The confusion apparently stemmed from a change to the police department’s social media strategy, in which it began posting its missing flyers more frequently. Officials told the Associated Press that there has been no increase in the the city’s missing person numbers. “We’ve just been posting them on social media more often,” Metropolitan Police spokeswoman Rachel Reid told the AP. The department’s records show that the number of missing juveniles has remained steady for the past few years, and there were 22 unsolved cases of missing children as of March 22.
Still, the social media outrage is not entirely misplaced. The larger underlying point, that a disproportionate number of black people go missing in the US, is verifiably true. There were 218,818 missing black people in the US in 2016, according to the National Crime Information Center, making up a third—33.8%—of the country’s missing people. African Americans make up just 13.3% of the US population.
Last week’s confusion notwithstanding, many have pointed out that the disappearances of black and Latino people are generally given short shrift by US media outlets. The “missing white woman syndrome,” as first described by the late PBS reporter Gwen Ifill, refers to the wall-to-wall media attention to the disappearances of white, attractive women and girls from wealthier backgrounds.
As for black women and men who go missing, they generally don’t make it to the evening news, pointed out Yesha Callahan in the Root. “Do you see those faces?” she asked. “Have you seen those faces on the news? How many times did you see Natalee Holloway’s visage on the news when she went missing? Do you recall how long her search went on?”

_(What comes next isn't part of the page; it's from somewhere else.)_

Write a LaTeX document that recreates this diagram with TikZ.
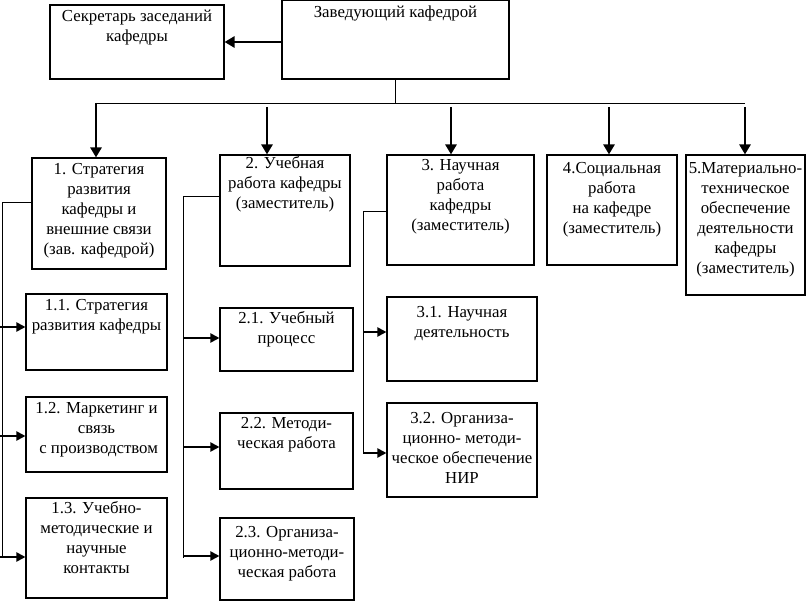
\documentclass[tikz,border=0pt]{standalone}
\usepackage{fontspec}
\setmainfont{Liberation Serif}
\usetikzlibrary{arrows.meta,fit}
\tikzset{
  boxst/.style={draw, line width=1.1pt, inner sep=0pt},
  txt/.style={align=center, inner sep=0pt, font=\fontsize{16.8pt}{20pt}\selectfont},
  conn/.style={line width=1pt},
  bigarrow/.style={line width=2.6pt, -{Triangle[length=10pt,width=11pt]}},
  smallarrow/.style={line width=2pt, -{Triangle[length=9pt,width=9pt]}},
}
\newcommand\obox[7]{%
  \node[boxst, fit={(#2,#3)(#4,#5)}] (#1) {};
  \node[txt, anchor=north] (#1t) at ([yshift=-#6pt+12pt]#1.north) {\rule{0pt}{12pt}#7};
}
\begin{document}
\begin{tikzpicture}[x=1pt,y=-1pt]
\useasboundingbox (0,0) rectangle (807,601);
% boxes
\obox{sec}{50}{5}{224}{79}{17}{Секретарь заседаний\\кафедры}
\obox{zav}{282}{0.6}{509}{79}{17}{Заведующий кафедрой}
\obox{b1}{32}{158}{166}{269}{17}{1. Стратегия\\развития\\кафедры и\\внешние связи\\(зав. кафедрой)}
\obox{b2}{220}{155}{350}{266}{14}{2. Учебная\\работа кафедры\\(заместитель)}
\obox{b3}{387}{155}{534}{265}{16}{3. Научная\\работа\\кафедры\\(заместитель)}
\obox{b4}{547}{155}{677}{265}{19}{4.Социальная\\работа\\на кафедре\\(заместитель)}
\obox{b5}{686}{155}{805}{295}{19}{5.Материально-\\техническое\\обеспечение\\деятельности\\кафедры\\(заместитель)}
\obox{b11}{26}{294}{167}{370}{17}{1.1. Стратегия\\развития кафедры}
\obox{b12}{26}{397}{167}{472}{17}{1.2. Маркетинг и\\связь\\\ с производством}
\obox{b13}{26}{498}{167}{598}{16}{1.3. Учебно-\\методические и\\научные\\контакты}
\obox{b21}{220}{308}{353}{371}{16}{2.1. Учебный\\процесс}
\obox{b22}{220}{413}{353}{489}{16}{2.2. Методи-\\ческая работа}
\obox{b23}{220}{518}{354}{600}{20}{2.3. Организа-\\ционно-методи-\\ческая работа}
\obox{b31}{387}{297}{537}{381}{21}{3.1. Научная\\деятельность}
\obox{b32}{387}{403}{537}{497}{21}{3.2. Организа-\\ционно- методи-\\ческое обеспечение\\НИР}
% top connectors
\draw[bigarrow] (zav.west |- sec.east) -- (sec.east);
\coordinate (bus) at (zav.south |- 0,104);
\coordinate (busL) at (96,104);
\coordinate (busR) at (745,104);
\draw[conn] (zav.south) -- (bus);
\draw[conn] (busL) -- (busR);
\coordinate (t1) at (96,103);
\coordinate (t2) at (267,107);
\coordinate (t3) at (451,107);
\coordinate (t4) at (609,107);
\coordinate (t5) at (745,107);
\draw[bigarrow] (t1) -- (t1 |- b1.north);
\draw[bigarrow] (t2) -- (t2 |- b2.north);
\draw[bigarrow] (t3) -- (t3 |- b3.north);
\draw[bigarrow] (t4) -- (t4 |- b4.north);
\draw[bigarrow] (t5) -- (t5 |- b5.north);
% column 1
\coordinate (c1t) at (2,203);
\coordinate (c1b) at (2,558);
\draw[conn] (b1.west |- c1t) -- (c1t) -- (c1b);
\coordinate (a11) at (0,327);
\coordinate (a12) at (0,436);
\coordinate (a13) at (0,557);
\draw[smallarrow] (a11) -- (a11 -| b11.west);
\draw[smallarrow] (a12) -- (a12 -| b12.west);
\draw[smallarrow] (a13) -- (a13 -| b13.west);
% column 2
\coordinate (c2t) at (183,197);
\coordinate (c2b) at (183,558);
\draw[conn] (b2.west |- c2t) -- (c2t) -- (c2b);
\coordinate (a21) at (183,338);
\coordinate (a22) at (183,447);
\coordinate (a23) at (183,556);
\draw[smallarrow] (a21) -- (a21 -| b21.west);
\draw[smallarrow] (a22) -- (a22 -| b22.west);
\draw[smallarrow] (a23) -- (a23 -| b23.west);
% column 3
\coordinate (c3t) at (363,212);
\coordinate (c3b) at (363,453);
\draw[conn] (b3.west |- c3t) -- (c3t) -- (c3b);
\coordinate (a31) at (363,332);
\coordinate (a32) at (363,453);
\draw[smallarrow] (a31) -- (a31 -| b31.west);
\draw[smallarrow] (a32) -- (a32 -| b32.west);
\end{tikzpicture}
\end{document}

The attention to DC’s missing persons rolls this week has led to some action on the situation. On Tuesday, the Congressional Black Caucus sent a letter calling upon the Justice Department to devote resources to investigating whether the missing teenagers were an anomaly or part of a larger trend. And on Wednesday, hundreds of people packed into a town-hall meeting in DC to discuss the city’s missing children cases.
On Friday, Washington DC’s mayor, Muriel E. Bowser, announced that the city will increase the number of police officers assigned to finding missing children, and allocate more money to nonprofits working with vulnerable teens.